All of this with the sole purpose of making the fine-tuning process as easy to understand as possible.
Colab 1 fulfills our first objective (Familiarization with LLMs) on a conceptual level, while Colab 2 does so on a more practical level, allowing the user to replicate it with their own code. Colab 3 (and Colab 2 to a lesser extent by splitting the dataset) would fulfill the second objective (Training and fine tuning). And the last objective (Developing community) would be completed across all 3 colabs in different ways.
As for the hypotheses raised, these served as a compass for the design and structure of the project. The idea that accessible installation and configuration is key to democratizing the use of LLMs was directly integrated into Colab 1, where we prioritized step-by-step guides to configure tools such as Hugging Face and Weights&Biases, ensuring that even users with basic knowledge could follow the process without technical frustrations. This also motivated the inclusion of downloadable practical examples and a more visual than textual approach.

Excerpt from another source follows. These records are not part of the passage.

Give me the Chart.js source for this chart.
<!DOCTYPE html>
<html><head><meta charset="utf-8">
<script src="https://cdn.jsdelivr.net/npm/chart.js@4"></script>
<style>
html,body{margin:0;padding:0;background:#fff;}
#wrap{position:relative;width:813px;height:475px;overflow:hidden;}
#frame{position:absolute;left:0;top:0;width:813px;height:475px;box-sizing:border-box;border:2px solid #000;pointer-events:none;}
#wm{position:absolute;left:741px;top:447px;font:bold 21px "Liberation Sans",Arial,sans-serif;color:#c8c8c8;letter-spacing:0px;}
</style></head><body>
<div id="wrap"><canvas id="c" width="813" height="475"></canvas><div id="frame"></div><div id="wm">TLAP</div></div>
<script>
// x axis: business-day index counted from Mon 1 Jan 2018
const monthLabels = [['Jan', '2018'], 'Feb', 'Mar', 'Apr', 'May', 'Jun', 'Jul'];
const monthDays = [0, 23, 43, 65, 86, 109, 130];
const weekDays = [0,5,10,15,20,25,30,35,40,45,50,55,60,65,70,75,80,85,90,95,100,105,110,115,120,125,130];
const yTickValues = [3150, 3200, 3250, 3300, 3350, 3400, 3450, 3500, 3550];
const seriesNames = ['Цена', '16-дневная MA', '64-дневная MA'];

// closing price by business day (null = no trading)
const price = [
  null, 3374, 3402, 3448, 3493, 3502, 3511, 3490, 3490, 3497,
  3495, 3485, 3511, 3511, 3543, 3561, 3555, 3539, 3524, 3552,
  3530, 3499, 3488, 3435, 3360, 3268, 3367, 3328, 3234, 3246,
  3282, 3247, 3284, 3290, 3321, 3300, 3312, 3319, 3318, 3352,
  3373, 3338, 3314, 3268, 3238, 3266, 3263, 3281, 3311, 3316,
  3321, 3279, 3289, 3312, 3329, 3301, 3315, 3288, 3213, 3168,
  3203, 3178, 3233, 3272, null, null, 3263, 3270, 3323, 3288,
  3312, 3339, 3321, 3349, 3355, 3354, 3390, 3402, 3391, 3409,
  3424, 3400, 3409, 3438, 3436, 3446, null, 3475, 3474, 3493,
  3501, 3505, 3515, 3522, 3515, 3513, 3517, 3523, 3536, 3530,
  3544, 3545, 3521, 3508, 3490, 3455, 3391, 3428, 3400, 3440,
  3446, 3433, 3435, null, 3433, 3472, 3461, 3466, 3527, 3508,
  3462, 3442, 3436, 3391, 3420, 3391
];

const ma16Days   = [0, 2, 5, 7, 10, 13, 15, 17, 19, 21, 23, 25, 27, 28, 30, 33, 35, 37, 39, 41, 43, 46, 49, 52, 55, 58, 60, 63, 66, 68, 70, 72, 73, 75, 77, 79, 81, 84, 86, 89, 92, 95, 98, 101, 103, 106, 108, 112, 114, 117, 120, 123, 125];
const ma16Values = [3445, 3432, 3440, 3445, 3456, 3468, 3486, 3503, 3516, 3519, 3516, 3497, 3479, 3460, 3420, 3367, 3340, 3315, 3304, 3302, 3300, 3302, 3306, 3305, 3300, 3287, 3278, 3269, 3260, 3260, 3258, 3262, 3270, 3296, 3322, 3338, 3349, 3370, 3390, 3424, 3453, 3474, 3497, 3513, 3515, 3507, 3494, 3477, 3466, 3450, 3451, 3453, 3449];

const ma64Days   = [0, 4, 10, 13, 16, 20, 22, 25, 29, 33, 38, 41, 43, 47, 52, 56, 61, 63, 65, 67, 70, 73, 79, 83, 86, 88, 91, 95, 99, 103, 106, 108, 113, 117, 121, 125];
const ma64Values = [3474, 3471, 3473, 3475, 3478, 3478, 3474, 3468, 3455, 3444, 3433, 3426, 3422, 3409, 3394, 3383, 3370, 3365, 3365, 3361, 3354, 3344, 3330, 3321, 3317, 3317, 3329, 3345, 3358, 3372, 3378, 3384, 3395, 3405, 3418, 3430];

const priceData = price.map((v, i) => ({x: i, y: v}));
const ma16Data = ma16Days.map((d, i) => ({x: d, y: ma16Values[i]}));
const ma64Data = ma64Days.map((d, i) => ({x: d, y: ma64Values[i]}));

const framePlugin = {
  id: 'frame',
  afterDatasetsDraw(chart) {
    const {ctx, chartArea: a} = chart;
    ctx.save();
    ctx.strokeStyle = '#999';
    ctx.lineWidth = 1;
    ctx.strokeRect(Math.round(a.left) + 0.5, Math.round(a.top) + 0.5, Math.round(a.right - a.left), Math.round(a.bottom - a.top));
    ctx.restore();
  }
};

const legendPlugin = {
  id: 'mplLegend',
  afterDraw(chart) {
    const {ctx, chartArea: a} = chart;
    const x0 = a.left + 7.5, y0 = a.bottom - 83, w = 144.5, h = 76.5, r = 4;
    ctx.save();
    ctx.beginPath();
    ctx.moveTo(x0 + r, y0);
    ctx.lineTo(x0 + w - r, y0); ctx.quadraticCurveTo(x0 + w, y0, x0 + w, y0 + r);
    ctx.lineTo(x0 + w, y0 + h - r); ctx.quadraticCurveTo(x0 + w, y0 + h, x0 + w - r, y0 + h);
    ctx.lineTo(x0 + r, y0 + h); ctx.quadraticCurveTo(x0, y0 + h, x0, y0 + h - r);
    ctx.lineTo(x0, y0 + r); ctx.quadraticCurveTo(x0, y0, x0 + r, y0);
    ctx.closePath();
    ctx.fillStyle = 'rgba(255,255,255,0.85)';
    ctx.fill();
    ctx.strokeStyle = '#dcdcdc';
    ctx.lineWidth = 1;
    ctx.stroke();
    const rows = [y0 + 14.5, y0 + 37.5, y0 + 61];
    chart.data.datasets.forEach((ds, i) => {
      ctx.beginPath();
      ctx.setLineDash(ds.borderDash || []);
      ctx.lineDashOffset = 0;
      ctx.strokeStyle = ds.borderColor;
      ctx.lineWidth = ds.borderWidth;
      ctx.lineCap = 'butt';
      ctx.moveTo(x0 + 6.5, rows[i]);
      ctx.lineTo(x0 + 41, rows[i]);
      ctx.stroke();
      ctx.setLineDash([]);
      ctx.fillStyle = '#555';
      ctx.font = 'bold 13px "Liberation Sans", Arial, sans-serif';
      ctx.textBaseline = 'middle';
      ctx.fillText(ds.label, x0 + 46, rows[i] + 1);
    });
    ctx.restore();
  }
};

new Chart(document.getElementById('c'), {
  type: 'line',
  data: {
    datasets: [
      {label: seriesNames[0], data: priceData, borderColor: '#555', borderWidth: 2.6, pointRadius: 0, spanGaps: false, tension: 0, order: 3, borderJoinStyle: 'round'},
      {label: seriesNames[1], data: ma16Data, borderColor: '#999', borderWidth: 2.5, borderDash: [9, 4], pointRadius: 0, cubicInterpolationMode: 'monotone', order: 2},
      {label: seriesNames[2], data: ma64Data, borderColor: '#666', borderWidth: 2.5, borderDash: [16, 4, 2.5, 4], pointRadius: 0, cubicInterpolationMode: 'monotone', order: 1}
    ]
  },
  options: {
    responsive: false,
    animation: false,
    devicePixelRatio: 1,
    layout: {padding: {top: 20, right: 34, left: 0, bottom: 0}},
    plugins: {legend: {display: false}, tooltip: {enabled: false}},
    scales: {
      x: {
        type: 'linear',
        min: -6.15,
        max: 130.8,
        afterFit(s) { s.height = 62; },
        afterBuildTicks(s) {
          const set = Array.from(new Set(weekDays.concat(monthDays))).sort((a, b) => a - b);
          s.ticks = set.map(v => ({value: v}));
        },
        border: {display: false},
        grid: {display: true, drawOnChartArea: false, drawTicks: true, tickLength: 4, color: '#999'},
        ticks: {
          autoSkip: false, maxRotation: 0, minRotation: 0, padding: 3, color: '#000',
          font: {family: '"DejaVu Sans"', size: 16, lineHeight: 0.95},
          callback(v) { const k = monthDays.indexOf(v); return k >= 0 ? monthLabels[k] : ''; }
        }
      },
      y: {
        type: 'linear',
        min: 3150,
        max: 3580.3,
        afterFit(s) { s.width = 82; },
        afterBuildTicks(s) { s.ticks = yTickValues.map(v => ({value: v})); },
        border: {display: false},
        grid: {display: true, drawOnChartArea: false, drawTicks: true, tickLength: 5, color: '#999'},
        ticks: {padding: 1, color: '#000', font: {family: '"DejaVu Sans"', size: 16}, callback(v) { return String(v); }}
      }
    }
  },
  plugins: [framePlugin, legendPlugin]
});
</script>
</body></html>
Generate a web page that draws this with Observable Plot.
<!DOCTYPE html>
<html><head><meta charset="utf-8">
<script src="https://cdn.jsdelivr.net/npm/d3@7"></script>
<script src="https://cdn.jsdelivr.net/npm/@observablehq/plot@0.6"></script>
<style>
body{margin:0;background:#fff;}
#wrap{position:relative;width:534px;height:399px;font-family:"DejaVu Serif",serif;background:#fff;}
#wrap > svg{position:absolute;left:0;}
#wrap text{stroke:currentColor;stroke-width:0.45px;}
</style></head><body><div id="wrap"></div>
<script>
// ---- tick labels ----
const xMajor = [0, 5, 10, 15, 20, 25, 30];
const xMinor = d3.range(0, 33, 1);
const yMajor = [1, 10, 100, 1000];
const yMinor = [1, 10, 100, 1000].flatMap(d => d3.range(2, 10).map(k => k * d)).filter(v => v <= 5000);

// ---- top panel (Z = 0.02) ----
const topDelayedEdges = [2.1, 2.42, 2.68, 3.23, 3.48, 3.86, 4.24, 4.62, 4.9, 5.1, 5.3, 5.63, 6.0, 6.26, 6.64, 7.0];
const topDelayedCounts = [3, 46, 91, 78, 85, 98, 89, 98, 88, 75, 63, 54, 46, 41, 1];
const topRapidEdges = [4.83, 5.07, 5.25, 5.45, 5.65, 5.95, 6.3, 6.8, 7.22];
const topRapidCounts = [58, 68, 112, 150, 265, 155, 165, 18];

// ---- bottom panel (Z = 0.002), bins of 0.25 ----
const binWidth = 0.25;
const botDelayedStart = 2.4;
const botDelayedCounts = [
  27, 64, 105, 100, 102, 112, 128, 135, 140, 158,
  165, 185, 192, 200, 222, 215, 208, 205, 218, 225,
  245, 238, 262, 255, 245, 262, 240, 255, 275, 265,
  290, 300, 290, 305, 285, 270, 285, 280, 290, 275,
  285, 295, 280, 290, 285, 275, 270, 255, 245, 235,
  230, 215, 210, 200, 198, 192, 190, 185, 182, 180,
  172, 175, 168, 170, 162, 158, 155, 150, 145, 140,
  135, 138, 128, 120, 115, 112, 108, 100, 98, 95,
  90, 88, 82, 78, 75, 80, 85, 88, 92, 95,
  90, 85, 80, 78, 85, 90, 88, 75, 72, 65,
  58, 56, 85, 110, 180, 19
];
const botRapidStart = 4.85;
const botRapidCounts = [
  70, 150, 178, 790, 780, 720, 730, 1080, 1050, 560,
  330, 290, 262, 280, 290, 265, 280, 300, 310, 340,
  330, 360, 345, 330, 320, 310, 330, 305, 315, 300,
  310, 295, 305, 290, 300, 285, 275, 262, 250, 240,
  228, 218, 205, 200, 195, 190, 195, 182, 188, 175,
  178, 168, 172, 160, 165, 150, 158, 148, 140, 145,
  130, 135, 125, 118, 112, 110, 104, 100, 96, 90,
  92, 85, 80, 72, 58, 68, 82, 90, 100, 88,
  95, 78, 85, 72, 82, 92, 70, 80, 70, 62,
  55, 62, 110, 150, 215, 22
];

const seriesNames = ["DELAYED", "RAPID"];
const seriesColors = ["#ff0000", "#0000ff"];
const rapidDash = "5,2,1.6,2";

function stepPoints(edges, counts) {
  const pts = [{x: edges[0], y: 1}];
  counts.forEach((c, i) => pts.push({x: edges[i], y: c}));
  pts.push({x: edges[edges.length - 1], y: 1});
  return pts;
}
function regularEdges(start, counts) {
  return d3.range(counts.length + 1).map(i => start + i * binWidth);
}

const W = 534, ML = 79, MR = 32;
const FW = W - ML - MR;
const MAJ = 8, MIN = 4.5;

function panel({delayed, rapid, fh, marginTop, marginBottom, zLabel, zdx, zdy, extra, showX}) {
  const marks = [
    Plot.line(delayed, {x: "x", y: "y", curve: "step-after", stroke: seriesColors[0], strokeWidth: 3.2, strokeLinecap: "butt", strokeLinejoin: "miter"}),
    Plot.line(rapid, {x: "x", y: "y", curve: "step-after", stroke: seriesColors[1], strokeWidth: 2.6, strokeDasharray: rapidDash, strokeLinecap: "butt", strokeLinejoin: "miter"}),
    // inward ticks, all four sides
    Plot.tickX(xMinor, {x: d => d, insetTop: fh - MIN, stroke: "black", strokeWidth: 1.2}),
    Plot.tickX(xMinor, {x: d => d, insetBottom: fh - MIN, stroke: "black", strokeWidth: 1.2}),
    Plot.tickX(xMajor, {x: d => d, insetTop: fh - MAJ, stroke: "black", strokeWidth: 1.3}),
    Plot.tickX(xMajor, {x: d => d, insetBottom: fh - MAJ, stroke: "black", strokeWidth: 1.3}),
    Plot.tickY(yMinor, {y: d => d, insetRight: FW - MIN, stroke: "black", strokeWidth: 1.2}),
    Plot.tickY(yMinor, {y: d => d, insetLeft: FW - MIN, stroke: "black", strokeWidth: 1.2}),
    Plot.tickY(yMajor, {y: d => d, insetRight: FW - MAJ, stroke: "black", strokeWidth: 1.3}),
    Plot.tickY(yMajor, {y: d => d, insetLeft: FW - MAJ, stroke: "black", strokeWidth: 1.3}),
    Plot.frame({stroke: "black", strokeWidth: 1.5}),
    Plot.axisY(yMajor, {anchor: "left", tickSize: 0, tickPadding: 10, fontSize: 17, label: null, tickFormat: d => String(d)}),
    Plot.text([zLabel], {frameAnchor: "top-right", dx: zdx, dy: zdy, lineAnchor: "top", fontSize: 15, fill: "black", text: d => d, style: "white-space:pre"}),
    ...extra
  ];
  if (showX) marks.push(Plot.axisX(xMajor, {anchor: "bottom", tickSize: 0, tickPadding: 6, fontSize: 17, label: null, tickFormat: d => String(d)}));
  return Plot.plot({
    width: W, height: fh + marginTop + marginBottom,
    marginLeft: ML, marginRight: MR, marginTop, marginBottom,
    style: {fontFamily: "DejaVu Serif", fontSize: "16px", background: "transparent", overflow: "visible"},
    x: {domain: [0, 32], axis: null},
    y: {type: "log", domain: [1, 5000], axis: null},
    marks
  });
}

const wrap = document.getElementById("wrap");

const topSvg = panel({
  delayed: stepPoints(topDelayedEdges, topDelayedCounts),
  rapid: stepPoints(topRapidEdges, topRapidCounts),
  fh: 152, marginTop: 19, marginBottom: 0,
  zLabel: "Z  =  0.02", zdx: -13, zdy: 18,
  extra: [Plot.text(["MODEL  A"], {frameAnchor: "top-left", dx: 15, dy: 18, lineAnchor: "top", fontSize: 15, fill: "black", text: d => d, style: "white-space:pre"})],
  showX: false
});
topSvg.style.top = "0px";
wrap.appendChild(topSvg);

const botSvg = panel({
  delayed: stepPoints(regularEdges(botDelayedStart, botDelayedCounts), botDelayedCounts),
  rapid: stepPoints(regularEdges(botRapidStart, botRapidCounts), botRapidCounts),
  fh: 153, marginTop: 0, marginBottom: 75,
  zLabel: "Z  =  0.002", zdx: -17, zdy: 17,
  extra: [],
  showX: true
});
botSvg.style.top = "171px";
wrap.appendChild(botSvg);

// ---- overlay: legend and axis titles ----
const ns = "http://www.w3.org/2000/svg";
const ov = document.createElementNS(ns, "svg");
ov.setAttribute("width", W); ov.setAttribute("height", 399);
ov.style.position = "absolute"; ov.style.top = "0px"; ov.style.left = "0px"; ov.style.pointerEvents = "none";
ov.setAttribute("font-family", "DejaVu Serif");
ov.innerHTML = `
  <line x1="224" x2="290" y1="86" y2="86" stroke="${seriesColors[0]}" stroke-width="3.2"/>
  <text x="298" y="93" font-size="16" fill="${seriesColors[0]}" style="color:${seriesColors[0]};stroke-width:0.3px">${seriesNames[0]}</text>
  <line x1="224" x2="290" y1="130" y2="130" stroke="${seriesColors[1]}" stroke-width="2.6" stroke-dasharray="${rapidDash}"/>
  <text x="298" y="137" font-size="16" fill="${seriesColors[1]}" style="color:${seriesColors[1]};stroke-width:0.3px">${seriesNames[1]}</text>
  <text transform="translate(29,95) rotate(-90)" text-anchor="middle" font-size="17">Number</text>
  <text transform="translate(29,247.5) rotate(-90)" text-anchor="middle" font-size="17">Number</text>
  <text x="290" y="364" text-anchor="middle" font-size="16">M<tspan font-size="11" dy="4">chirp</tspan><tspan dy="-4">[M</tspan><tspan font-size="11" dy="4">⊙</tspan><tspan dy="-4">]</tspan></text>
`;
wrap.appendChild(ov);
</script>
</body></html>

The hypothesis that model pre-training and fine-tuning could be understood with clear and practical steps was the central axis of the second and third colab. We reduced the number of advanced concepts to keep the reader's attention, limiting technical explanations to what was strictly necessary, such as the essential parameters of fine-tuning. At the same time, we opted for a more friendly narrative, supported by specific examples and memes, to reinforce retention and make learning more bearable.
Finally, the hypothesis about the importance of the community was reflected in how we structured the interaction with platforms such as Hugging Face, not only to download and use models, but also to show the value of collaboration and knowledge sharing. Although we cannot yet directly measure the impact on users, the integration of these ideas in each colab sought to maximize the learning and application potential of the participants.
Based on feedback from other university groups, we have implemented several key improvements to our project. One of the main ones was the fine-tuning of a step-by-step model for educational purposes, available in colab 3, designed to facilitate practical learning of the fine-tuning process. In addition, we included three quizzes—one at the end of each colab—so that users can self-assess their understanding and progress on the topics covered.
However, some suggestions, such as clearly defining the purpose of the fine-tuned model and addressing more realistic applications of the models, were not fully implemented due to logistical challenges. Originally, we planned to use the Twitter Genderbias dataset to fine-tune GPT-2 and address gender issues in automated responses. This would have fulfilled both goals: a practical approach and a concrete application.
Unfortunately, the unexpected departure of a member and lack of time led us to prioritize a more general approach. We opted to show the fine-tuning process as a replicable example, leaving open the possibility for users to apply the concepts learned to their own use cases. While this decision limited the depth of specific application, it was in line with the core purpose of the project: to facilitate hands-on learning and enable users to understand and adapt the models to their needs.